Task requirements:
Copy each line containing the word "this" from the records that follow, please.

▼

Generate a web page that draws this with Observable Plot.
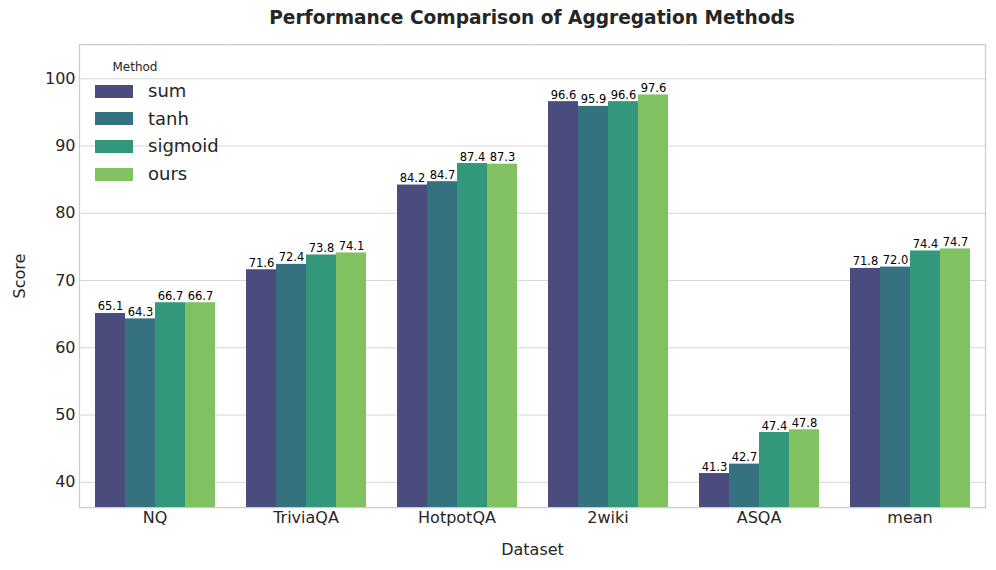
<!DOCTYPE html>
<html>
<head>
<meta charset="utf-8">
<script src="https://cdn.jsdelivr.net/npm/d3@7"></script>
<script src="https://cdn.jsdelivr.net/npm/@observablehq/plot@0.6"></script>
<style>
  html, body { margin: 0; padding: 0; background: #fff; }
  #wrap { position: relative; width: 996px; height: 570px; font-family: "DejaVu Sans", sans-serif; color: #262626; }
  #title { position: absolute; left: 78px; width: 908px; top: 7px; text-align: center; font-weight: bold; font-size: 18.6px; line-height: 22px; color: #262626; }
  #legend { position: absolute; left: 88px; top: 58px; font-family: "DejaVu Sans", sans-serif; color: #262626; }
  #legend .ttl { position: absolute; left: 0; width: 94px; top: 0; text-align: center; font-size: 12px; line-height: 18px; }
  #legend .row { position: absolute; left: 7px; height: 28px; display: flex; align-items: center; white-space: nowrap; }
  #legend .sw { width: 38px; height: 13px; margin-right: 15px; }
  #legend .lb { font-size: 18px; line-height: 28px; }
  g[aria-label="y-axis label"] text, g[aria-label="fx-axis label"] text { font-size: 16px; }
</style>
</head>
<body>
<div id="wrap">
  <div id="title">Performance Comparison of Aggregation Methods</div>
  <div id="chart"></div>
  <div id="legend"></div>
</div>
<script>
const datasets = ["NQ", "TriviaQA", "HotpotQA", "2wiki", "ASQA", "mean"];
const methods = ["sum", "tanh", "sigmoid", "ours"];
const colors = ["#4a4c7e", "#367180", "#33977c", "#80c161"];
const sumScores = [65.1, 71.6, 84.2, 96.6, 41.3, 71.8];
const tanhScores = [64.3, 72.4, 84.7, 95.9, 42.7, 72.0];
const sigmoidScores = [66.7, 73.8, 87.4, 96.6, 47.4, 74.4];
const oursScores = [66.7, 74.1, 87.3, 97.6, 47.8, 74.7];
const yTicks = [40, 50, 60, 70, 80, 90, 100];

const series = [sumScores, tanhScores, sigmoidScores, oursScores];
const rows = [];
datasets.forEach((ds, i) => {
  methods.forEach((m, j) => rows.push({dataset: ds, method: m, score: series[j][i]}));
});

const chart = Plot.plot({
  width: 996,
  height: 570,
  marginTop: 44,
  marginBottom: 63,
  marginLeft: 78,
  marginRight: 10,
  style: {fontFamily: "DejaVu Sans, sans-serif", background: "#fff", color: "#262626"},
  fx: {domain: datasets, padding: 0, label: "Dataset"},
  x: {domain: methods, paddingInner: 0, paddingOuter: 0.5, axis: null},
  y: {domain: [36.25, 105.1], label: "Score"},
  color: {domain: methods, range: colors},
  marks: [
    Plot.gridY(yTicks, {stroke: "#d6d6d6", strokeOpacity: 1, strokeWidth: 1}),
    Plot.barY(rows, {fx: "dataset", x: "method", y: "score", fill: "method", clip: true}),
    Plot.text(rows, {fx: "dataset", x: "method", y: "score", text: d => d.score.toFixed(1), lineAnchor: "bottom", dy: -3, fontSize: 11.5, fill: "black"}),
    Plot.frame({anchor: "top", stroke: "#cccccc", strokeWidth: 1.25}),
    Plot.frame({anchor: "bottom", stroke: "#cccccc", strokeWidth: 1.25}),
    Plot.frame({anchor: "left", fx: "NQ", stroke: "#cccccc", strokeWidth: 1.25}),
    Plot.frame({anchor: "right", fx: "mean", stroke: "#cccccc", strokeWidth: 1.25}),
    Plot.axisY({ticks: yTicks, tickSize: 0, tickPadding: 4, fontSize: 16, label: "Score", labelAnchor: "center", labelArrow: "none", labelOffset: 66}),
    Plot.axisFx({anchor: "bottom", tickSize: 0, tickPadding: 4, fontSize: 16, label: "Dataset", labelAnchor: "center", labelArrow: "none", labelOffset: 47})
  ]
});
document.getElementById("chart").appendChild(chart);

const legend = document.getElementById("legend");
const ttl = document.createElement("div");
ttl.className = "ttl";
ttl.textContent = "Method";
legend.appendChild(ttl);
methods.forEach((m, i) => {
  const row = document.createElement("div");
  row.className = "row";
  row.style.top = (19 + i * 27.7) + "px";
  const sw = document.createElement("div");
  sw.className = "sw";
  sw.style.background = colors[i];
  const lb = document.createElement("span");
  lb.className = "lb";
  lb.textContent = m;
  row.appendChild(sw);
  row.appendChild(lb);
  legend.appendChild(row);
});
</script>
</body>
</html>
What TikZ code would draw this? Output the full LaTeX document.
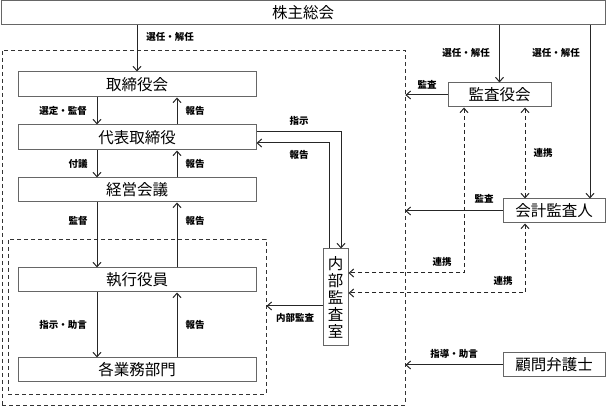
\documentclass[tikz,border=0pt]{standalone}
\usepackage{fontspec}
\newfontfamily\jp{Noto Sans CJK JP}
\usetikzlibrary{arrows.meta}
\begin{document}
\begin{tikzpicture}[x=1pt,y=-1pt,
  box/.style={draw=black!60,line width=1pt,fill=white,rectangle,inner sep=0pt,font=\jp\fontsize{15.5}{17}\selectfont},
  dbox/.style={draw=black!80,line width=0.8pt,dash pattern=on 4pt off 3pt,rectangle,inner sep=0pt},
  lbl/.style={font=\jp\bfseries\fontsize{9.5}{10}\selectfont,inner sep=0pt},
  arr/.style={draw=black!85,line width=1pt,-{Straight Barb[length=4.5pt,width=8pt,line width=1pt]}},
  darr/.style={draw=black!85,line width=1pt,dash pattern=on 4pt off 3pt,{Straight Barb[length=4.5pt,width=8pt,line width=1pt]}-{Straight Barb[length=4.5pt,width=8pt,line width=1pt]}}
]
\useasboundingbox (0,0) rectangle (606,406);
% dashed group boxes
\node[dbox,minimum width=403pt,minimum height=355pt] (outer) at (203.5,227.5) {};
\node[dbox,minimum width=258pt,minimum height=155pt] (inner) at (137,316.5) {};
% boxes
\node[box,minimum width=604pt,minimum height=24pt] (kabu) at (303,13) {株主総会};
\node[box,minimum width=238pt,minimum height=25pt] (tori) at (137,84.5) {取締役会};
\node[box,minimum width=238pt,minimum height=25pt] (daihyo) at (137,137.5) {代表取締役};
\node[box,minimum width=238pt,minimum height=24pt] (keiei) at (137,190) {経営会議};
\node[box,minimum width=238pt,minimum height=24pt] (shikko) at (137,280) {執行役員};
\node[box,minimum width=238pt,minimum height=24pt] (kaku) at (137,370) {各業務部門};
\node[box,minimum width=25pt,minimum height=97pt,align=center] (naibu) at (335.5,297.5) {内\\部\\監\\査\\室};
\node[box,minimum width=103pt,minimum height=24pt] (kansa) at (499.5,95) {監査役会};
\node[box,minimum width=102pt,minimum height=24pt] (kaikei) at (554,211) {会計監査人};
\node[box,minimum width=102pt,minimum height=24pt] (komon) at (554,365) {顧問弁護士};
% vertical arrows left column
\draw[arr] (tori.north |- kabu.south) -- (tori.north);
\draw[arr] ([xshift=-40pt]tori.south) -- ([xshift=-40pt]daihyo.north);
\draw[arr] ([xshift=40pt]daihyo.north) -- ([xshift=40pt]tori.south);
\draw[arr] ([xshift=-40pt]daihyo.south) -- ([xshift=-40pt]keiei.north);
\draw[arr] ([xshift=40pt]keiei.north) -- ([xshift=40pt]daihyo.south);
\draw[arr] ([xshift=-40pt]keiei.south) -- ([xshift=-40pt]shikko.north);
\draw[arr] ([xshift=40pt]shikko.north) -- ([xshift=40pt]keiei.south);
\draw[arr] ([xshift=-40pt]shikko.south) -- ([xshift=-40pt]kaku.north);
\draw[arr] ([xshift=40pt]kaku.north) -- ([xshift=40pt]shikko.south);
% internal audit
\draw[arr] ([yshift=5.5pt]daihyo.east) -| ([xshift=5.5pt]naibu.north);
\draw[arr] ([xshift=-6.5pt]naibu.north) |- ([yshift=-5.5pt]daihyo.east);
\path ([yshift=-8.5pt]naibu.west) coordinate (ia);
\draw[arr] (ia) -- (inner.east |- ia);
% right side
\draw[arr] (kansa.north |- kabu.south) -- (kansa.north);
\draw[arr] ([xshift=36pt]kaikei.north |- kabu.south) -- ([xshift=36pt]kaikei.north);
\draw[arr] (kansa.west) -- (outer.east |- kansa.west);
\draw[arr] (kaikei.west) -- (outer.east |- kaikei.west);
\draw[arr] (komon.west) -- (outer.east |- komon.west);
\draw[darr] ([xshift=25.5pt]kansa.south) -- ([xshift=-29pt]kaikei.north);
\draw[darr] ([xshift=-35.5pt]kansa.south) |- ([yshift=24.5pt]naibu.east);
\draw[darr] ([xshift=-29pt]kaikei.south) |- ([yshift=4.5pt]naibu.east);
% labels
\node[lbl] (l1) at (170,37) {選任・解任};
\node[lbl] (l2) at (63,111) {選定・監督};
\node[lbl] (l3) at (195,111) {報告};
\node[lbl] (l4) at (78,164) {付議};
\node[lbl] (l5) at (195,164) {報告};
\node[lbl] (l6) at (78,221) {監督};
\node[lbl] (l7) at (195,221) {報告};
\node[lbl] (l8) at (63,325) {指示・助言};
\node[lbl] (l9) at (195,325) {報告};
\node[lbl] (l10) at (299,121) {指示};
\node[lbl] (l11) at (299,155) {報告};
\node[lbl] (l12) at (295,318) {内部監査};
\node[lbl] (l13) at (466,53) {選任・解任};
\node[lbl] (l14) at (556,53) {選任・解任};
\node[lbl] (l15) at (427,85) {監査};
\node[lbl] (l16) at (484,199) {監査};
\node[lbl] (l17) at (543,153) {連携};
\node[lbl] (l18) at (442,262) {連携};
\node[lbl] (l19) at (503,281) {連携};
\node[lbl] (l20) at (454,354) {指導・助言};
\end{tikzpicture}
\end{document}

▲

Response to the task:
Generate a web page that draws this with Observable Plot.
What TikZ code would draw this? Output the full LaTeX document.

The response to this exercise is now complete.